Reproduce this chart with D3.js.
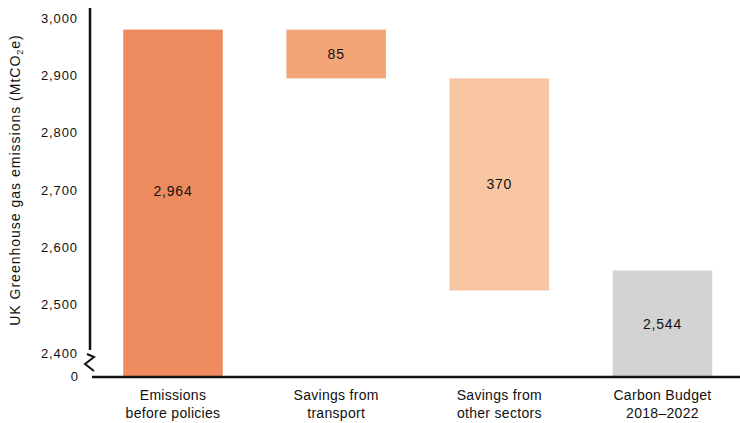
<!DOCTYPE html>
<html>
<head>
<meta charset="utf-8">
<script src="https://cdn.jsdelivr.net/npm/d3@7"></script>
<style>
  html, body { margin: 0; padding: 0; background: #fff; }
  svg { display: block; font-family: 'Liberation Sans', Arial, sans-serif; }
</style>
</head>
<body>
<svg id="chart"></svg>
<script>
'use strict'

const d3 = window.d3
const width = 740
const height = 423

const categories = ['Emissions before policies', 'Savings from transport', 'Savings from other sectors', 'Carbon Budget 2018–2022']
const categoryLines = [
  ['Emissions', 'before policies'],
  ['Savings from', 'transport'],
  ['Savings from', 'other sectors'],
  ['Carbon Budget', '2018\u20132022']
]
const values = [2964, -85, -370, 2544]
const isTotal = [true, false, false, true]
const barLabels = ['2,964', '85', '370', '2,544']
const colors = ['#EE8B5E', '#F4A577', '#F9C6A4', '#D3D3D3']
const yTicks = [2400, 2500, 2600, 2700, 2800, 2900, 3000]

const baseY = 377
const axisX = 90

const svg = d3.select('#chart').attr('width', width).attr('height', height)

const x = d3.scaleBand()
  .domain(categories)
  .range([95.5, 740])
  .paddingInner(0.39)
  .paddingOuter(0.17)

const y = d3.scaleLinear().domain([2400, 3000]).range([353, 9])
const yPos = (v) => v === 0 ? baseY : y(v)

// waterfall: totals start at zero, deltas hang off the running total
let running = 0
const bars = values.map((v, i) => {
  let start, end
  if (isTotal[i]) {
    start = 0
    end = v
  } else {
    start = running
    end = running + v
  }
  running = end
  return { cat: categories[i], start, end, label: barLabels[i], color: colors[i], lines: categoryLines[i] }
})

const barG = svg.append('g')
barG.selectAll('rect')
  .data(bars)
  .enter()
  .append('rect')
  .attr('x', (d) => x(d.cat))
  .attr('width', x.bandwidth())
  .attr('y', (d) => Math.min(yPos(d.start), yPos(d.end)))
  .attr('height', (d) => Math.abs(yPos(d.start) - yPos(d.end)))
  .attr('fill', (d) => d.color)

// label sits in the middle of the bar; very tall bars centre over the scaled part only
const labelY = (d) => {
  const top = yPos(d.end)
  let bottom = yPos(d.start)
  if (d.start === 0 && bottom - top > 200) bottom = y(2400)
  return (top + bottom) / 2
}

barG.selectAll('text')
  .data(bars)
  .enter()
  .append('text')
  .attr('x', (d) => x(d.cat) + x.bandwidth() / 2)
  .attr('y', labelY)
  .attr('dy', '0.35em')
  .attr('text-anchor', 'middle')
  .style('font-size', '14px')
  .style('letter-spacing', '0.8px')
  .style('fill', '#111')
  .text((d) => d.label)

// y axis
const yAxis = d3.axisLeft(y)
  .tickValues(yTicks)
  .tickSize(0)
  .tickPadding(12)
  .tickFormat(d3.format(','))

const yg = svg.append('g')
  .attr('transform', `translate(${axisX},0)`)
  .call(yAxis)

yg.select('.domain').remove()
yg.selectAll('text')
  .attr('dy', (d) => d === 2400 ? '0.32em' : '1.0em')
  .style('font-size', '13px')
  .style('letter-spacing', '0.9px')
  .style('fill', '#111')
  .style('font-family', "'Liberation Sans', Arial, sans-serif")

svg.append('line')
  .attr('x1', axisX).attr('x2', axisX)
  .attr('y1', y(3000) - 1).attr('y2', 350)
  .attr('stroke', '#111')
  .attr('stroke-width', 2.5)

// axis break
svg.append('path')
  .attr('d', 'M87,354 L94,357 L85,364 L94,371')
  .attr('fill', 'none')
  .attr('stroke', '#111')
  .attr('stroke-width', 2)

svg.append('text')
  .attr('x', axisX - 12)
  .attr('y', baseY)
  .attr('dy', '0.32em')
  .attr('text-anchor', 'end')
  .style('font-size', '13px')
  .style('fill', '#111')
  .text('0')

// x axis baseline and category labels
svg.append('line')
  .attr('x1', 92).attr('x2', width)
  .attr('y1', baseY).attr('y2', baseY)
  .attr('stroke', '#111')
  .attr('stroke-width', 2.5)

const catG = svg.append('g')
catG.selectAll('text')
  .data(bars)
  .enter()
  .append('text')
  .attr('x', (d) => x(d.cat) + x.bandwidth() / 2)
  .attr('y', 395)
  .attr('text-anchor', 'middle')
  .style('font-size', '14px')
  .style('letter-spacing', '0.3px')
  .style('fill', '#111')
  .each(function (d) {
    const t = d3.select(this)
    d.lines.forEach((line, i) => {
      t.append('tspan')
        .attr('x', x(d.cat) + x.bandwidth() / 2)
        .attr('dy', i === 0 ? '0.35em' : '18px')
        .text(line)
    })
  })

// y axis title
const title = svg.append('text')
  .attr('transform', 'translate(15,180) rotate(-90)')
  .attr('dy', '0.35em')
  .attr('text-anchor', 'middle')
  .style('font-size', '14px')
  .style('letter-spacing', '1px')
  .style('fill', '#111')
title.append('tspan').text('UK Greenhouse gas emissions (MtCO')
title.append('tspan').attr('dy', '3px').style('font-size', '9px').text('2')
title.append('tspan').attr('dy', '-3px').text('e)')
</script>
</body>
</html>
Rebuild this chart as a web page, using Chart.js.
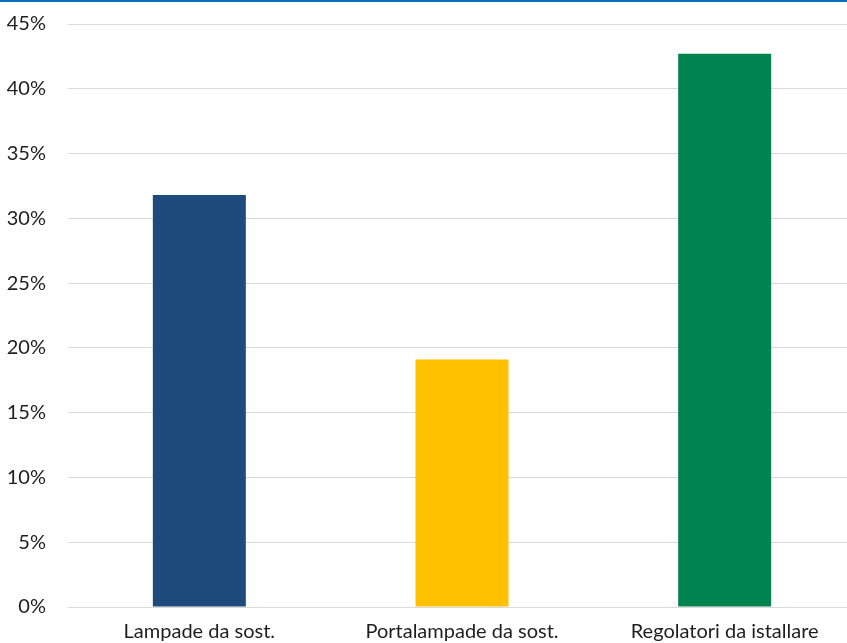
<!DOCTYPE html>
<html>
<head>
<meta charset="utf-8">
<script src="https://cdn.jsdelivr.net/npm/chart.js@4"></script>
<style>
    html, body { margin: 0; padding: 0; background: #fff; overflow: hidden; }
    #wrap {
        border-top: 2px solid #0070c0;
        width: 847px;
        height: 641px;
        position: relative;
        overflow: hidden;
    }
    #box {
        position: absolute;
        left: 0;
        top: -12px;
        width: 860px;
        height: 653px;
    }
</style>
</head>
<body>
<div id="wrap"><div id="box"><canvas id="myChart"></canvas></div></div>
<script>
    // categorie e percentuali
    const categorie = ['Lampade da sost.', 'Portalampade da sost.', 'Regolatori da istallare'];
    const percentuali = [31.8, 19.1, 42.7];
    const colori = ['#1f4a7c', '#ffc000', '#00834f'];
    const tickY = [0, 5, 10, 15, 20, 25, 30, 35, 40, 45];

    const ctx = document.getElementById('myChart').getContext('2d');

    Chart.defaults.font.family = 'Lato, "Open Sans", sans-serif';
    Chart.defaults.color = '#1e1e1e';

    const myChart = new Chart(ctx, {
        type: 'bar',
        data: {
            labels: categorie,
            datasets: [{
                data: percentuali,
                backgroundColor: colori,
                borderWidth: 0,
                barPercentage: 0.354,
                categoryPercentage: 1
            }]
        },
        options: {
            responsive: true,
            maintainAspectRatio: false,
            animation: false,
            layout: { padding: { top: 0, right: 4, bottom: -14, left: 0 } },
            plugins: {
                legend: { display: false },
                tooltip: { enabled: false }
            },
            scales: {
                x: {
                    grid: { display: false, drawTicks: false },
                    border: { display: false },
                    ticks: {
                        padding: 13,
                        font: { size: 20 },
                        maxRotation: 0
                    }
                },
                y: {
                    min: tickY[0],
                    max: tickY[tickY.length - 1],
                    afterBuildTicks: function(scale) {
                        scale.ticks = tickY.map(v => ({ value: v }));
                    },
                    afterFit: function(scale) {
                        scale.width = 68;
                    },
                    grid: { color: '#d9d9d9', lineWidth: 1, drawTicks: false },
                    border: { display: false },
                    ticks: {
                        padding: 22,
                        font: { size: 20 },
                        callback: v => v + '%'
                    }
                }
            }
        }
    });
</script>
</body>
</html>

JOB - Exactly restate the lines from the beginning of the data through the line with "const height = 423", and no others, keeping pictures out.

WORKED SOLUTION -
Reproduce this chart with D3.js.
<!DOCTYPE html>
<html>
<head>
<meta charset="utf-8">
<script src="https://cdn.jsdelivr.net/npm/d3@7"></script>
<style>
  html, body { margin: 0; padding: 0; background: #fff; }
  svg { display: block; font-family: 'Liberation Sans', Arial, sans-serif; }
</style>
</head>
<body>
<svg id="chart"></svg>
<script>
'use strict'

const d3 = window.d3
const width = 740
const height = 423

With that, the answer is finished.